Question 6 - Explain various levels of abstraction present in DBMS?

Answer -

  1. External level abstraction: The external level is at the highest level of database abstraction . At this level, there will be many views define for different users requirement.

  2. Conceptual level: The conceptual schema hides the details of physical storage structures and concentrate on describing entities , data types, relationships, user operations and constraints.

  3. Internal level: This is a lowest level, which describes how the data is actually stores and describes the data structures and access methods to be used by the database.

levels of abstraction in dbms
Levels of Abstraction

 

Question 7 - Differentiate between physical schema and logical schema.

Answer -

  1. Physical Schema: It shows actual storage of data and its storage forms like memory/disc. It is the implementation of the data structure.

  2. Logical schema: It is more like definition of the data structure. It defines tables ,views and integrity constraints.

 

Question 8 - What do you understand by physical data independence?

Answer - Physical data independence is the ability to modify the physical scheme without making it necessary to rewrite application programs. Such modifications include changing from unblocked to blocked record storage, or from sequential to random access files.

 

Question 9 - What is the instance in DBMS?

Answer - The data or instance stored at particular moment in DBMS is called instance. Instance can change frequently.

 

Question 10 - Define database management system.

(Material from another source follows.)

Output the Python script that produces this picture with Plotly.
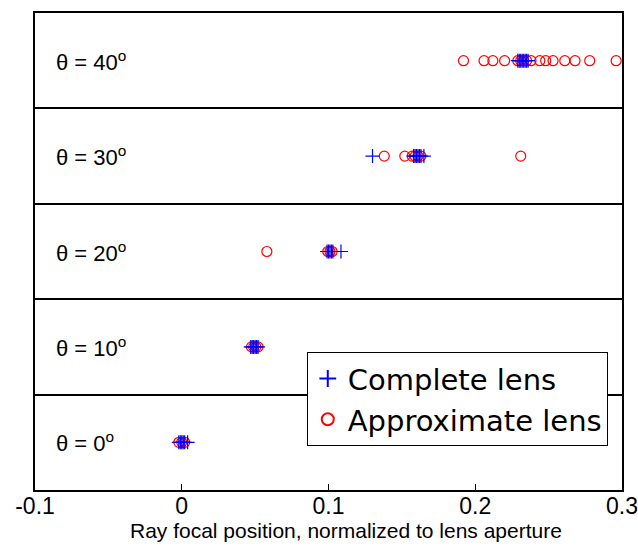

Answer - It is a collection of programs that enables user to create and maintain a database. In other words it is general-purpose software that provides the users with the processes of defining, constructing and manipulating the database for various applications.

 

Question 11 - Define schema.

Answer - A schema is a logical data base description and is drawn as a chart of the types of data that are used . It gives the names of the entities and attributes and specify the relationships between them.

 

Question 12 - What are the functions of DBMS?

Answer -

  1. Defining database schema: it must give facility for defining the database structure also specifies access rights to authorized users.

  2. Manipulation of the database: The DBMS must have functions like insertion of record into database updation of data, deletion of data, retrieval of data.

  3. Sharing of database: The DBMS must share data items for multiple users by maintaining consistency of data.

  4. Protection of database: It must protect the database against unauthorized users.

  5. Database recovery: If for any reason the system fails DBMS must facilitate data base recovery.

 

Question 13 - What are the characteristics of DBMS?

Answer - Characteristics of DBMS are:

  1. Represents complex relationship between data.

  2. Controls data redundancy.

  3. Data Sharing.

  4. Enforce user defined rules.

  5. Backup and recovery facility.

  6. Different interfaces to manipulate data.

  7. Data independence and efficient access.

  8. Data integrity and security.

  9. Control over concurrency and data redundancy.

  10. Data Consistency.

 

Question 14 - What are the components of DBMS?

Answer - Components of DBMS are:

  1. Hardware: Here hardware means computer, hard disks, I/O devices etc that helps the data to store into memory.

  2. Software: It is the program that controls the whole function of DBMS.6.Users: People who involve in designing ,maintaining and use of DBMS.

  3. Data: DBMS exists to collect, store, process and access data, the most important component. The database contains both the actual or operational data and the metadata.

  4. Procedures: These are the general rules and instructions to design , manage and use DBMS.

  5. Database Access Language: Database Access Language is a simple language designed to write commands to access, insert, update and delete data stored in any database.

 

Question 15 - Write a short note on DBMS users.

Answer - DBMS users are divided into different categories:

  1. Naive users: Users who need not be aware of the presence of the database system or any other system supporting their usage are considered naïve users . A user of an automatic teller machine falls on this category.

  2. Online users: These are users who may communicate with the database directly via an online terminal or indirectly via a user interface and application program. These users are aware of the database system and also know the data manipulation language system.

  3. Application programmers: Professional programmers who are responsible for developing application programs or user interfaces utilized by the naïve and online user falls into this category.

  4. Database Administration: A person who has central control over the system is called database administrator.

 

Question 16 - What is database constraints?

Answer - databases has some conditions that must hold for it to be a valid relation. These conditions are called constraints. There are mainly three constraints −

  1. Key constraints

  2. Domain constraints

  3. Referential integrity constraints

 

Question 17 - What are the different types of languages that are present in DBMS?

Answer - 1. Data Definition language (DDL): DDL is used to define database objects .The conceptual schema is specified by a set of definitions expressed by this language. The result of DDL statements will be a set of tables that are stored in special file called data dictionary. Examples of DDL commands:

Create: It is used to create objects in the database.

Alter: It is used to alter the structure of the database.

Drop: It is used to delete objects from the database.


2. Data manipulation language (DML): A DML is a language that enables users to access or manipulate data stored in the database. Data manipulation involves retrieval of data from the database, insertion of new data into the database and deletion of data or modification of existing data.

Examples of DML commands:

Select: It is used to retrieve data from a database.

Insert: It is used to insert data into a table.

Update: It is used to update existing data within a table.

Delete: It is used to delete all records from a table.


3. Data control language (DCL): This language enables user to grant authorization and cancelling authorization of database objects.